Philippians 3:17-21 | Instructions For The Body of Christ
Verse 17 — Blue
Paul returns to instruction for the Body of Christ (thus our blue print) and reminds them to be followers together of me. By using the word together, he is making a call to the entire body, not just the individual (as in 1 Corinthians 4:16). Then Paul calls the body to mark them which walk, speaking of the Jews who are either perfect (v. 15) or still pressing toward the mark (v. 14), and that this group is to be an ensample (a pattern, a type). Even though these individuals are living in a kingdom plan, their walk can be an example for those of us in the grace plan, because holiness is desired of the body of Christ. So, even though we rightly divide, we still recognize the many values of a Jewish ethic.
Verses 18-19 — Blue
In these two verses, Paul gives a parenthetical statement about those who would not be good patterns for righteous living. These people are enemies of the cross of Christ. It is difficult to know whether Paul is speaking of some of his non-believing Jewish countrymen or speaking generally, though the context is his countrymen. And it would, at that point in history, be more likely that Jews who had rejected Jesus would be enemies of the cross rather than Gentiles (who largely would not care one way or another).
Paul says that, for these people, their God is their belly“they worship themselves." Compare Romans 16:18. These people glory...in their shame and mind earthly things. Ultimately, their end is destruction.
Verse 20 — Green
This is in green letters because Paul speaks in the first-person, and I am interpreting this to be a statement concerning the believing remnant.

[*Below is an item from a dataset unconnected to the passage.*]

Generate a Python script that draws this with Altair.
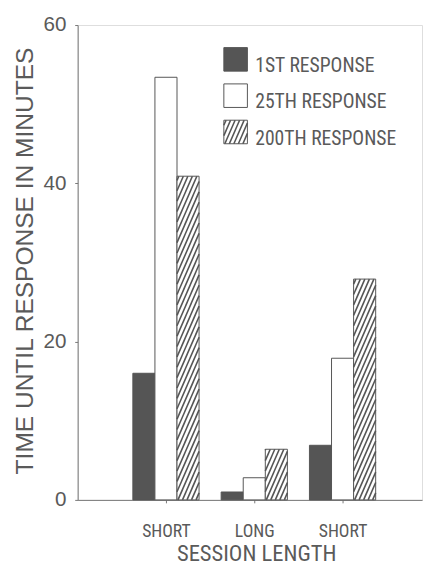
import json
import numpy as np
import pandas as pd
import altair as alt

# ---------------- data ----------------
GROUPS = ["SHORT", "LONG", "SHORT"]
SERIES = ["1ST RESPONSE", "25TH RESPONSE", "200TH RESPONSE"]
FIRST = [16.0, 1.0, 6.9]
TWENTYFIFTH = [53.4, 2.8, 17.9]
TWOHUNDREDTH = [40.9, 6.4, 27.9]
Y_TICKS = [0, 20, 40, 60]

# ---------------- layout / style ----------------
PLOT_W, PLOT_H = 351, 484
X_MAX, Y_MAX = 3.9, 60
KX, KY = PLOT_W / X_MAX, PLOT_H / Y_MAX
BAR_W = 0.25
FILLS = ["#555555", "#ffffff", "#ffffff"]
INK = "#555555"
TXT = "#5a5a5a"
AX = "#777777"
NARROW = "Roboto Condensed, DejaVu Sans Condensed, Liberation Sans"
REG = "Liberation Sans"
HATCH_PERIOD = 4.6   # px
HATCH_SLOPE = 2.3    # px up per px right

values = [FIRST, TWENTYFIFTH, TWOHUNDREDTH]
rows = []
for gi, g in enumerate(GROUPS):
    centre = gi + 1
    for si, s in enumerate(SERIES):
        x0 = centre + (si - 1) * BAR_W - BAR_W / 2
        rows.append({"group": g, "series": s, "x0": x0, "x1": x0 + BAR_W,
                     "y0": 0.0, "v": values[si][gi]})
bars = pd.DataFrame(rows)


def hatch(x0, x1, y0, y1):
    """diagonal stripes inside a data-space rectangle"""
    w = (x1 - x0) * KX
    h = (y1 - y0) * KY
    segs = []
    k0 = int(np.floor(-h / HATCH_SLOPE / HATCH_PERIOD)) - 1
    k1 = int(np.ceil(w / HATCH_PERIOD)) + 1
    for k in range(k0, k1 + 1):
        c = k * HATCH_PERIOD + 1.0
        lo = max(0.0, -c * HATCH_SLOPE)
        hi = min(h, (w - c) * HATCH_SLOPE)
        if hi - lo < 0.5:
            continue
        segs.append({"hx0": x0 + (c + lo / HATCH_SLOPE) / KX, "hy0": y0 + lo / KY,
                     "hx1": x0 + (c + hi / HATCH_SLOPE) / KX, "hy1": y0 + hi / KY})
    return segs


hrows = []
for _, r in bars[bars.series == SERIES[2]].iterrows():
    hrows += hatch(r.x0, r.x1, 0.0, r.v)

# legend (pixel layout relative to plot, converted to data space)
LEG_X0, LEG_SIZE, LEG_Y0, LEG_STEP, LEG_TX, LEG_BASE = 149, 24, 23, 37, 181, 25
leg = []
for i, s in enumerate(SERIES):
    top = LEG_Y0 + i * LEG_STEP
    leg.append({"series": s,
                "x0": LEG_X0 / KX, "x1": (LEG_X0 + LEG_SIZE) / KX,
                "y0": Y_MAX - (top + LEG_SIZE) / KY, "v": Y_MAX - top / KY,
                "tx": LEG_TX / KX, "ty": Y_MAX - (top + LEG_BASE) / KY})
legdf = pd.DataFrame(leg)
lr = legdf.iloc[2]
hrows += hatch(lr.x0, lr.x1, lr.y0, lr.v)
hatchdf = pd.DataFrame(hrows)

label_expr = "%s[datum.value - 1]" % json.dumps(GROUPS).replace('"', "'")

xscale = alt.Scale(domain=[0, X_MAX], nice=False, zero=False)
yscale = alt.Scale(domain=[0, Y_MAX], nice=False)
cscale = alt.Scale(domain=SERIES, range=FILLS)

xaxis = alt.Axis(values=[1, 2, 3], labelExpr=label_expr, title="SESSION LENGTH",
                 grid=False, tickSize=3, labelPadding=20, labelFont=NARROW,
                 labelFontSize=18, labelColor=TXT, titleFont=NARROW, titleFontSize=23,
                 titleFontWeight="normal", titleColor=TXT, titleBaseline="top",
                 titleY=44, titleX=182, domainColor=AX, tickColor=AX)
yaxis = alt.Axis(values=Y_TICKS, title="TIME UNTIL RESPONSE IN MINUTES", grid=False,
                 tickSize=3, labelPadding=9, labelFont=REG, labelFontSize=21,
                 labelColor=TXT, titleFont=REG, titleFontSize=25,
                 titleFontWeight="normal", titleColor=TXT, titleAngle=-90,
                 titleBaseline="middle", titleAlign="center", titleX=-54, titleY=240,
                 domainColor=AX, tickColor=AX)

bar_layer = alt.Chart(bars).mark_rect(stroke=INK, strokeWidth=1).encode(
    x=alt.X("x0:Q", scale=xscale, axis=xaxis),
    x2="x1:Q",
    y=alt.Y("y0:Q", scale=yscale, axis=yaxis),
    y2="v:Q",
    fill=alt.Fill("series:N", scale=cscale, legend=None),
)

leg_rect = alt.Chart(legdf).mark_rect(stroke=INK, strokeWidth=1).encode(
    x="x0:Q", x2="x1:Q", y="y0:Q", y2="v:Q",
    fill=alt.Fill("series:N", scale=cscale, legend=None),
)

hatch_layer = alt.Chart(hatchdf).mark_rule(color=INK, strokeWidth=1.6).encode(
    x="hx0:Q", y="hy0:Q", x2="hx1:Q", y2="hy1:Q")

leg_text = alt.Chart(legdf).mark_text(align="left", baseline="alphabetic", font=NARROW,
                                      fontSize=20, color=TXT).encode(
    x="tx:Q", y="ty:Q", text="series:N")

chart = alt.layer(bar_layer, leg_rect, hatch_layer, leg_text).properties(
    width=PLOT_W, height=PLOT_H,
    autosize=alt.AutoSizeParams(type="none"),
    padding={"left": 71, "top": 12, "right": 2, "bottom": 62},
).configure_view(stroke=None).configure(background="white")

chart.save("out.html", embed_options={"renderer": "svg", "actions": False})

There are enough similarities to the Body of Christ that we can apply it without harm, but we would have slightly different interpretations of the words of verses 20-21.
The remnant has a conversation that is in heaven. The Greek word translated conversationπολίτευμα [politeuma], referring to the ground rules or constitution. Sometimes right dividers make much of the earthly role and status of the Jewish people and the heavenly role and status of the Gentiles. While some is merited, we should not go so far as to say that the Jewish people do not have a heavenly conversation. See Ephesians 2:6, for example.
Verse 21 — Green
When the Lord arrives from Heaven he will change our vile body. The pronoun is, in my interpretation, a reference to the body (singular) of Israel. A direct application of this passage to the Body of Christ would require one of two things, neither of which are true:
That the Body of Christ was vile. Such thinking would be anathema.
That the grammar of the verse was wrong, Paul actually intending to use bodies, referring to our individual bodies. However, both in the noun (body) and in the pronoun (it) Paul uses the singular.
At His arrival, the vile body will be fashioned into his glorious body and this will be done by the same working (Greek ἐνέργεια [energeia], from which we get energy) that God uses to subdue all things. Of course, the time of God's subduing is at the Second Coming, and not the rapture.
All in all, this verse describes the transformation of Israel at the Second Coming much more closely than the transformation of the bodies of believers at the rapture.